PHOTO | CRITIQUE

Lorna Simpson

PAriane Carmignac
@31 Déc 2004

Pour sa première exposition personnelle en France, Lorna Simpson présente une double vidéo, un film et des photos sur le double thème de la race et du genre. La femme noire entre reconnaissance sociale et dépendance aux hommes.

Lorna Simpson, pour sa première exposition en France, présente deux courts films, Corridor et Cloudscape, qui mettent chacun en scène des personnages noirs américains, deux femmes et un homme.
Ce sont, d’abord, les images tirées de ces films — naturellement présentées, elles, en pleine lumière — qui attirent et séduisent l’œil, grâce à une beauté plastique convoquant tout un jeu de citations : Vermeer, Delacroix, etc.

Le premier film, Cloudscape, est une confrontation (muette, pourrait-on dire) entre deux espaces et deux temporalités, que seule rapproche peut-être l’unique actrice jouant les deux rôles d’une femme noire aux XVIIIe et XXe siècles, et par là incarnant une certaine immuabilité de la condition réservée aux Américaines noires (en un curieux palimpseste où les images se côtoient pour mieux montrer leurs décalages, mais aussi pour mieux provoquer d’irrésistibles échos).

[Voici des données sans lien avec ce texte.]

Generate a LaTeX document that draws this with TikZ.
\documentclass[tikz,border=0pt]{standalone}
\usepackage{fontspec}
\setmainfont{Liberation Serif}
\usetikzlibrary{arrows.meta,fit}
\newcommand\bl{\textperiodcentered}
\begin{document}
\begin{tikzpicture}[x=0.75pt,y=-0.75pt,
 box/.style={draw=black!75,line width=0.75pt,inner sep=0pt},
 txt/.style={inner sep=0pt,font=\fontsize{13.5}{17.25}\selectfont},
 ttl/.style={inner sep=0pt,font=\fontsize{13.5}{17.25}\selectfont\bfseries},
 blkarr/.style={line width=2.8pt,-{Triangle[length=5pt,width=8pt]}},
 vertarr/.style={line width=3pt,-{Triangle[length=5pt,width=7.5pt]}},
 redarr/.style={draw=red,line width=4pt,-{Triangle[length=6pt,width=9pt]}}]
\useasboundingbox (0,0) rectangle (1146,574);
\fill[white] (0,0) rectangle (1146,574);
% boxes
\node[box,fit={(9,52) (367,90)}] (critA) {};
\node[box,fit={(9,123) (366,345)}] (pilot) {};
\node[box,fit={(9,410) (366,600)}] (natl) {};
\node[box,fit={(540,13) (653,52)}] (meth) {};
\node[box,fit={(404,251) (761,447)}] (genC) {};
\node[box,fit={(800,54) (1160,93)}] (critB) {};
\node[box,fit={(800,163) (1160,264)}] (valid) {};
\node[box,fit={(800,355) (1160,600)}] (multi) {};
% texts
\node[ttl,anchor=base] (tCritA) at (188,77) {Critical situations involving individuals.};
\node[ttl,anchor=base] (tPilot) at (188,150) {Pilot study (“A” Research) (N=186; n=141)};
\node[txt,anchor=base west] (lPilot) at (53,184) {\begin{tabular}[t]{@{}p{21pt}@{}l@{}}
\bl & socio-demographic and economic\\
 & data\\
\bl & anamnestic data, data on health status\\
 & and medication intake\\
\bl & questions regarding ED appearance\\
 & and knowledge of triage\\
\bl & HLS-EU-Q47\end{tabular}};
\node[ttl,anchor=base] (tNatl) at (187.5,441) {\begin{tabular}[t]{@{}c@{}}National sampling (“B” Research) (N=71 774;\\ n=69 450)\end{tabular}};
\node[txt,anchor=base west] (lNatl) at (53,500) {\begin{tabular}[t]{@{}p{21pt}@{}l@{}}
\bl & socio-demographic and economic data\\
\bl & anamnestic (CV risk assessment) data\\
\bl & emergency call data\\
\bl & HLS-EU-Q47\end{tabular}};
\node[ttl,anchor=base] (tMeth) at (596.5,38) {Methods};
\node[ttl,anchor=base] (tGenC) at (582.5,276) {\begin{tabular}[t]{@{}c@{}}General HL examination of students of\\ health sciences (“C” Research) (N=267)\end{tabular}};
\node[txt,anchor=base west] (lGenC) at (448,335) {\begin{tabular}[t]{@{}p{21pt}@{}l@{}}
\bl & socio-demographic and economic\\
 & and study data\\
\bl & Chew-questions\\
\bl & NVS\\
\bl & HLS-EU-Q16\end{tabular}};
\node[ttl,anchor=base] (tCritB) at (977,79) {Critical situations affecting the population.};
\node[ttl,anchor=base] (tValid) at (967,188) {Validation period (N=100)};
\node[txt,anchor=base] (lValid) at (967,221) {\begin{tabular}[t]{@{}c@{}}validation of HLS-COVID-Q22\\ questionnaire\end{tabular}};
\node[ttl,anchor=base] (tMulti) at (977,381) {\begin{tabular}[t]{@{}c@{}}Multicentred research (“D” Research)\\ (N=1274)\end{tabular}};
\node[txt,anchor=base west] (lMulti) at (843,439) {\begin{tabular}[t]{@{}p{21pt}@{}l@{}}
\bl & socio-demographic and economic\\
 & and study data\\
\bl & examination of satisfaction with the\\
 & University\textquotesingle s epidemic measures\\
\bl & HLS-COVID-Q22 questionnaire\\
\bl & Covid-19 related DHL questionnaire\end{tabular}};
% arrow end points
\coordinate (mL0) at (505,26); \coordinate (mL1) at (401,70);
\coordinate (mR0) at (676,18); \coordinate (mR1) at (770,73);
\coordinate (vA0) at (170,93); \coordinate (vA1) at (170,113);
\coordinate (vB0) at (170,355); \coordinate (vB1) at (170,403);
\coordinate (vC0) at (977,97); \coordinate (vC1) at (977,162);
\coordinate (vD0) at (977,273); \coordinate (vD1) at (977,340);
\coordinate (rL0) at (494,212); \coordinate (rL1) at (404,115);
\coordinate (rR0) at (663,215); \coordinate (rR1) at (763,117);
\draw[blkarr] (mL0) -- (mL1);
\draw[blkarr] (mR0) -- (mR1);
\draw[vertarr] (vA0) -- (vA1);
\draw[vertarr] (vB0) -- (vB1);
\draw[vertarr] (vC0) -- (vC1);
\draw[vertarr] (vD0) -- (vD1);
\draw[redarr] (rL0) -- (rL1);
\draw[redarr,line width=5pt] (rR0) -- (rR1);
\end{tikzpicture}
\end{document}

L’écran est partagé en deux par une ligne verticale, qui délimite le jeu de deux scènes contiguës, où apparaissent respectivement deux femmes dans leurs intérieurs et « dans » leurs occupations quotidiennes : l’une, incarnation d’un « jadis » qui, à tout prendre, pourrait aussi bien n’être qu’un « naguère », l’autre, figure de proue d’une modernité enfin trouvée.

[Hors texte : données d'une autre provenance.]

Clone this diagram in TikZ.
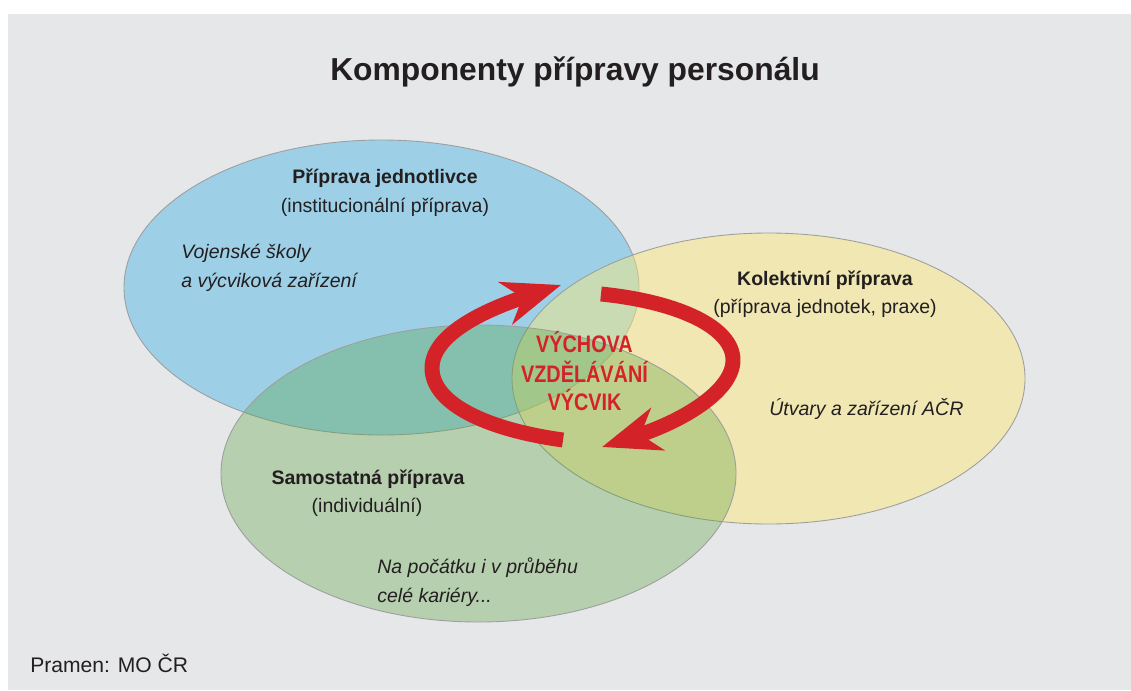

Deux musiques diffusées en simultané, où parfois l’une prend le pas sur l’autre — semblant ainsi marquer le lien secret, intime, qui marque ces deux univers —, accompagnent le film ; mais ces mélodies semblent tout aussi bien signaler le jeu (l’interstice), l’hiatus entre les deux séquences filmées, où l’œil aurait tendance à rétablir une symétrie inexistante.

Corridor présente un homme noir, debout, seul dans le brouillard de la nuit, sifflant un air du XVIIIe siècle, symbole de la désillusion et de la condition des esclaves noirs en Amérique : où la seule performance artistique rejoint la commémoration solennelle de la tradition, et surtout prolonge et renouvelle la manifestation de la révolte, à mi-chemin entre l’hommage et une lutte perpétuée.

Lorna Simpson :
— Corridor (Night), 2003. Tirage chromogénique contrecollé sur plexiglass. 69 x 183 cm.
— Corridor (Phone), 2003. Tirage chromogénique contrecollé sur plexiglass. 69 x 183 cm.
— Corridor (Split), 2003. Tirage chromogénique contrecollé sur plexiglass. 57 x 115 cm.
— Corridor (Inkwell), 2003. Tirage chromogénique contrecollé sur plexiglass. 50 x 102 cm.
— Corridor (Night III), 2003. Tirage chromogénique contrecollé sur plexiglass. 69 x 183 cm.
— Corridor (Chair), 2003. Tirage chromogénique contrecollé sur plexiglass. 50 x 102 cm.
— Corridor (Bulb), 2003. Tirage chromogénique contrecollé sur plexiglass. 50 x 102 cm.
— Corridor, 2003. Vidéo transférée sur DVD, double projection sonore. 13’ 49.
— Cloudscape, 2004. Tirage argentique. 48 x 47,5 cm.
— Cloudscape, 2004. Film noir et blanc sonore en 16 mm transféré sur DVD. 4’ 34.